Description: describing something. When done by teachers, descriptions are often used to introduce new information. When done by students, descriptions are often used to demonstrate knowledge of a concept.

Design Evaluation Chart: a method of organizing design information to facilitate its evaluation. The chart relates skills, objectives, and associated test items, allowing easy comparisons of all components in the instructional design.

Designing: a form of planning or developing.

Desktop Videoconferencing: Videoconferencing via personal computer.

Development: 1) Learning or other types of activities that prepare a person for additional job responsibilities or enable them to gain knowledge or skills. 2) The creation of training materials or courses, as in content development or e-Learning development.

Developmental Disability: a condition that prevents a child from developing normally and that may result in mental retardation or autism.

Dialectical Approaches: a discussion or argument in which a thesis and its antithesis are broken down into related core ideas, so that participants can evaluate or challenge the assumptions.

Dialectical Journal: a two-column note-taking or journaling method that features quotes or ideas from the text in one column, and ideas from the reader in the other column.

Dial-Up: a low-speed Internet connection that is opened over telephone lines using a digital-to-analog modem.

Didactic Instruction: teacher-centered instruction, in which the teacher tells the student what to think about a topic. Used for the delivery of factual (not debated) information.

Didactic Questions: questions that tend to have a single answer and allow students to demonstrate lower-order thinking (such as, recall).

Digital: a bistate (0-1, on-off) electronic signal for storing and transferring data. The non-continuous nature of digital signals makes them relatively easy to store, manipulate, and transmit. Using advanced signal processing, digital signals can also be transmitted much faster than analog signals.

Digital Divide: a popular term for the gap between those who can and cannot afford (or access) computers and related technologies.

Digital Signal (DS): the rate and format of a broadband digital signal, such as DS-1 or DS-3. Often used synonymously with T, as in T1 or T3, although the T technically refers to the type of equipment.

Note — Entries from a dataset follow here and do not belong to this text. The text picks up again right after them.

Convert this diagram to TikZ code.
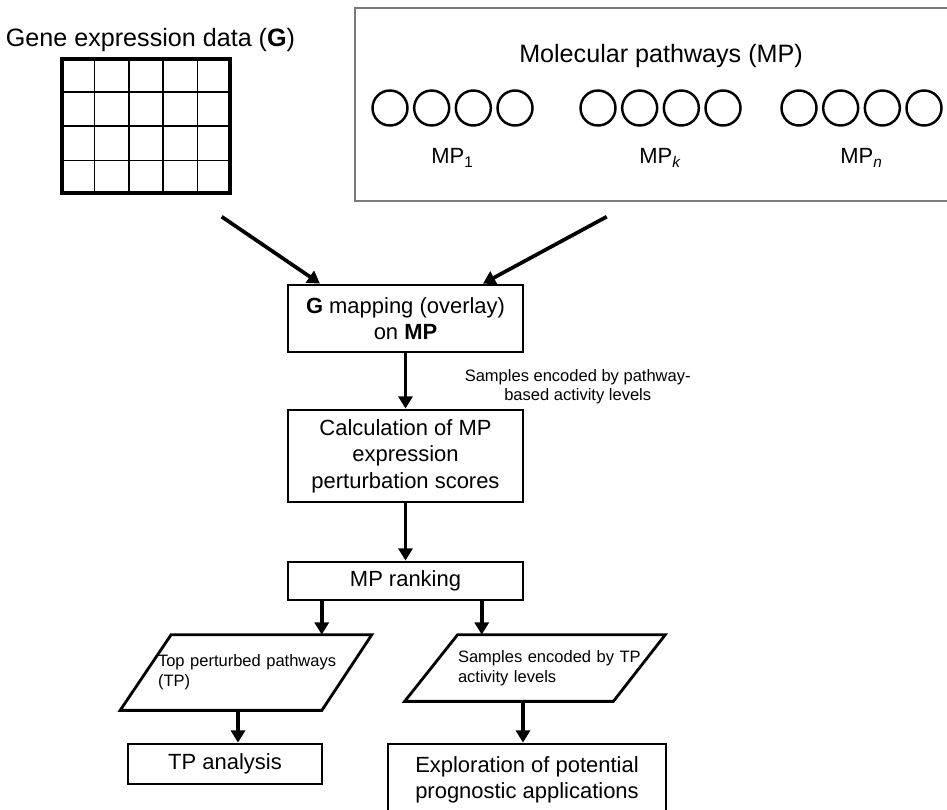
\documentclass[tikz,border=0pt]{standalone}
\usepackage{fontspec}
\setmainfont{Liberation Sans}
\usetikzlibrary{arrows.meta,calc}
\definecolor{framegray}{HTML}{7A7A7A}

\begin{document}
\begin{tikzpicture}[
	x=0.2mm, y=-0.2mm,
	box/.style={
		draw, line width=1.6pt, rectangle,
		minimum width=4.7cm, inner sep=2pt,
		font=\fontsize{12.5}{15}\selectfont, align=center
	},
	iobox/.style={
		rectangle, font=\fontsize{9.4}{11.5}\selectfont,
		align=left, inner sep=0pt
	},
	para/.style={line width=1.6pt, line join=miter},
	pw/.style={draw, circle, line width=1.4pt, minimum size=0.7cm, inner sep=0pt},
	mplabel/.style={font=\fontsize{12.5}{15}\selectfont},
	title/.style={font=\fontsize{14.3}{17}\selectfont},
	note/.style={font=\fontsize{9.4}{10.8}\selectfont, align=center},
	arr/.style={-{Triangle[length=7pt,width=8pt]}, line width=2.1pt},
	]
	\useasboundingbox (0,0) rectangle (947,809);
	
	% gene expression matrix
	\node[title] (gtitle) at (150.5,40) {Gene expression data (\textbf{G})};
	\node[draw, line width=1.8pt, minimum width=3.36cm, minimum height=2.68cm, inner sep=0pt] (gmat) at (146,126) {};
	\foreach \i in {1,...,4}
		\draw[line width=0.9pt] ($(gmat.north west)!\i/5!(gmat.north east)$) -- ($(gmat.south west)!\i/5!(gmat.south east)$);
	\foreach \j in {1,2,3}
		\draw[line width=0.9pt] ($(gmat.north west)!\j/4!(gmat.south west)$) -- ($(gmat.north east)!\j/4!(gmat.south east)$);
	
	% pathways
	\node[draw=framegray, line width=0.9pt, minimum width=12.2cm, minimum height=3.86cm] (mpframe) at (660,104.5) {};
	\node[title] (mptitle) at (661,56) {Molecular pathways (MP)};
	\foreach \g/\x in {1/390, k/598, n/799} {
		\foreach \i in {0,...,3}
			\node[pw] (pw\g\i) at (\x+41.67*\i,108) {};
	}
	\node[mplabel] (mp1) at (452.5,158) {MP\textsubscript{1}};
	\node[mplabel] (mpk) at (660.5,158) {MP\textsubscript{\textit{k}}};
	\node[mplabel] (mpn) at (861.5,158) {MP\textsubscript{\textit{n}}};
	
	\coordinate (gfrom) at (221.7,216.7);
	\coordinate (mpfrom) at (606.7,216.7);
	
	\node[box, minimum height=1.34cm] (map) at (405.5,318.5) {\textbf{G} mapping (overlay)\\on \textbf{MP}};
	\node[box, minimum height=1.84cm] (calc) at (405.5,456) {Calculation of MP\\expression\\perturbation scores};
	\node[box, minimum height=0.76cm] (rank) at (405.5,581) {MP ranking};
	\node[note] (enc) at (577.7,386.5) {Samples encoded by pathway-\\based activity levels};
	
	\node[iobox, text width=3.66cm, minimum height=1.5cm] (toppw) at (249.5,672.5) {Top perturbed pathways\\(TP)};
	\draw[para] ([xshift=0.27cm]toppw.north west) -- ([xshift=0.61cm]toppw.north east)
		-- ([xshift=-0.39cm]toppw.south east) -- ([xshift=-0.75cm]toppw.south west) -- cycle;
	\node[iobox, text width=3.7cm, minimum height=1.32cm] (sampw) at (550.5,668) {Samples encoded by TP\\activity levels};
	\draw[para] (sampw.north west) -- ([xshift=0.44cm]sampw.north east)
		-- ([xshift=-0.6cm]sampw.south east) -- ([xshift=-1.06cm]sampw.south west) -- cycle;
	
	\node[box, minimum width=3.88cm, minimum height=0.8cm] (tpa) at (225,764) {TP analysis};
	\node[box, minimum width=5.56cm, minimum height=1.42cm] (expl) at (527,779.5) {Exploration of potential\\prognostic applications};
	
	\draw[arr] (gfrom) -- ([xshift=-1.71cm]map.north);
	\draw[arr] (mpfrom) -- ([xshift=1.55cm]map.north);
	\draw[arr] (map) -- (calc);
	\draw[arr] (calc) -- (rank);
	\draw[arr] ([xshift=-1.675cm]rank.south) -- ([xshift=-1.675cm]rank.south |- toppw.north);
	\draw[arr] ([xshift=1.525cm]rank.south) -- ([xshift=1.525cm]rank.south |- sampw.north);
	\draw[arr] ([xshift=0.26cm]tpa.north |- toppw.south) -- ([xshift=0.26cm]tpa.north);
	\draw[arr] ([xshift=-0.08cm]expl.north |- sampw.south) -- ([xshift=-0.08cm]expl.north);
	
\end{tikzpicture}
\end{document}
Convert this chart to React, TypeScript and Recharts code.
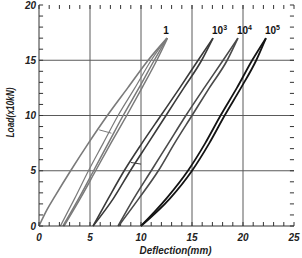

Direct Instruction: teacher-centered instruction that includes lectures, presentations and student recitation.

Direct-Interactive Teaching Model: direct instruction cycles that typically include checking previous work, presenting new material, student practice with new material, feedback from the teacher, independent practice, and regular reviews.

Directed Paraphrasing: students are asked to summarize or explain a concept or theory to a specific (imaginary) audience. For example, a medical student might be asked to explain what neurotransmitters are, and phrase the explanation so it would make sense to a hospitalized patient.

Directed Reading Thinking Activity (DRTA): throughout reading, questions are used to activate students' existing knowledge, and students are encouraged to make their own predictions.

Directions: instructions given by the teacher to the students, describing what they should be doing.